• _Supplied material_:
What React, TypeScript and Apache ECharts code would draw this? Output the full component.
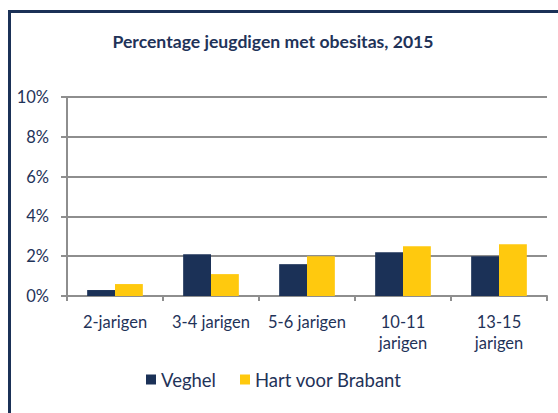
import React, { useEffect, useRef } from "react";
import * as echarts from "echarts";

const categories = ["2-jarigen", "3-4 jarigen", "5-6 jarigen", "10-11\njarigen", "13-15\njarigen"];
const veghel = [0.3, 2.1, 1.6, 2.2, 2.0];
const hartVoorBrabant = [0.6, 1.1, 2.0, 2.5, 2.6];
const seriesNames = ["Veghel", "Hart voor Brabant"];
const titleText = "Percentage jeugdigen met obesitas, 2015";

const NAVY = "#1B3157";
const YELLOW = "#FFC90E";
const TEXT = "#1F3359";
const GRID = "#8E8E8E";
const FONT = "Lato";

export default function App() {
  const ref = useRef<HTMLDivElement>(null);
  useEffect(() => {
    if (!ref.current) return;
    const chart = echarts.init(ref.current, undefined, { renderer: "svg" });
    chart.setOption({
      animation: false,
      backgroundColor: "#ffffff",
      textStyle: { fontFamily: FONT, color: TEXT },
      title: {
        text: titleText,
        left: 268,
        textAlign: "center",
        top: 27,
        textStyle: { fontFamily: FONT, fontSize: 17.6, fontWeight: "bold", color: TEXT },
      },
      graphic: [
        {
          type: "rect",
          shape: { x: 9.5, y: 11.5, width: 700, height: 600 },
          style: { fill: "none", stroke: NAVY, lineWidth: 3 },
          silent: true,
        },
      ],
      legend: {
        data: seriesNames,
        bottom: 19,
        left: 141,
        itemWidth: 10,
        itemHeight: 10,
        itemGap: 24,
        icon: "rect",
        textStyle: { fontFamily: FONT, fontSize: 18.5, color: TEXT },
      },
      grid: { left: 67, right: 11, top: 97, bottom: 117, containLabel: false },
      xAxis: {
        type: "category",
        data: categories,
        axisLine: { lineStyle: { color: GRID, width: 2 } },
        axisTick: { show: true, length: 5, alignWithLabel: false, lineStyle: { color: GRID, width: 2 } },
        axisLabel: { fontFamily: FONT, fontSize: 16.5, color: TEXT, lineHeight: 21, margin: 15, interval: 0 },
      },
      yAxis: {
        type: "value",
        min: 0,
        max: 10,
        interval: 2,
        axisLine: { show: true, lineStyle: { color: GRID, width: 2 } },
        axisTick: { show: true, length: 6, lineStyle: { color: GRID, width: 2 } },
        splitLine: { lineStyle: { color: GRID, width: 2 } },
        axisLabel: { fontFamily: FONT, fontSize: 16.5, color: TEXT, margin: 18, formatter: "{value}%" },
      },
      series: [
        {
          name: seriesNames[0],
          type: "bar",
          data: veghel,
          itemStyle: { color: NAVY },
          barGap: "0%",
          barCategoryGap: "42%",
        },
        {
          name: seriesNames[1],
          type: "bar",
          data: hartVoorBrabant,
          itemStyle: { color: YELLOW },
          barGap: "0%",
          barCategoryGap: "42%",
        },
      ],
    });
    return () => chart.dispose();
  }, []);
  return <div ref={ref} style={{ position: "fixed", left: 0, top: 0, width: 558, height: 413 }} />;
}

• _Task directions_: Repeat the material above in full and exactly, omitting the pictures.

• _Task result_:
What React, TypeScript and Apache ECharts code would draw this? Output the full component.
import React, { useEffect, useRef } from "react";
import * as echarts from "echarts";

const categories = ["2-jarigen", "3-4 jarigen", "5-6 jarigen", "10-11\njarigen", "13-15\njarigen"];
const veghel = [0.3, 2.1, 1.6, 2.2, 2.0];
const hartVoorBrabant = [0.6, 1.1, 2.0, 2.5, 2.6];
const seriesNames = ["Veghel", "Hart voor Brabant"];
const titleText = "Percentage jeugdigen met obesitas, 2015";

const NAVY = "#1B3157";
const YELLOW = "#FFC90E";
const TEXT = "#1F3359";
const GRID = "#8E8E8E";
const FONT = "Lato";

export default function App() {
  const ref = useRef<HTMLDivElement>(null);
  useEffect(() => {
    if (!ref.current) return;
    const chart = echarts.init(ref.current, undefined, { renderer: "svg" });
    chart.setOption({
      animation: false,
      backgroundColor: "#ffffff",
      textStyle: { fontFamily: FONT, color: TEXT },
      title: {
        text: titleText,
        left: 268,
        textAlign: "center",
        top: 27,
        textStyle: { fontFamily: FONT, fontSize: 17.6, fontWeight: "bold", color: TEXT },
      },
      graphic: [
        {
          type: "rect",
          shape: { x: 9.5, y: 11.5, width: 700, height: 600 },
          style: { fill: "none", stroke: NAVY, lineWidth: 3 },
          silent: true,
        },
      ],
      legend: {
        data: seriesNames,
        bottom: 19,
        left: 141,
        itemWidth: 10,
        itemHeight: 10,
        itemGap: 24,
        icon: "rect",
        textStyle: { fontFamily: FONT, fontSize: 18.5, color: TEXT },
      },
      grid: { left: 67, right: 11, top: 97, bottom: 117, containLabel: false },
      xAxis: {
        type: "category",
        data: categories,
        axisLine: { lineStyle: { color: GRID, width: 2 } },
        axisTick: { show: true, length: 5, alignWithLabel: false, lineStyle: { color: GRID, width: 2 } },
        axisLabel: { fontFamily: FONT, fontSize: 16.5, color: TEXT, lineHeight: 21, margin: 15, interval: 0 },
      },
      yAxis: {
        type: "value",
        min: 0,
        max: 10,
        interval: 2,
        axisLine: { show: true, lineStyle: { color: GRID, width: 2 } },
        axisTick: { show: true, length: 6, lineStyle: { color: GRID, width: 2 } },
        splitLine: { lineStyle: { color: GRID, width: 2 } },
        axisLabel: { fontFamily: FONT, fontSize: 16.5, color: TEXT, margin: 18, formatter: "{value}%" },
      },
      series: [
        {
          name: seriesNames[0],
          type: "bar",
          data: veghel,
          itemStyle: { color: NAVY },
          barGap: "0%",
          barCategoryGap: "42%",
        },
        {
          name: seriesNames[1],
          type: "bar",
          data: hartVoorBrabant,
          itemStyle: { color: YELLOW },
          barGap: "0%",
          barCategoryGap: "42%",
        },
      ],
    });
    return () => chart.dispose();
  }, []);
  return <div ref={ref} style={{ position: "fixed", left: 0, top: 0, width: 558, height: 413 }} />;
}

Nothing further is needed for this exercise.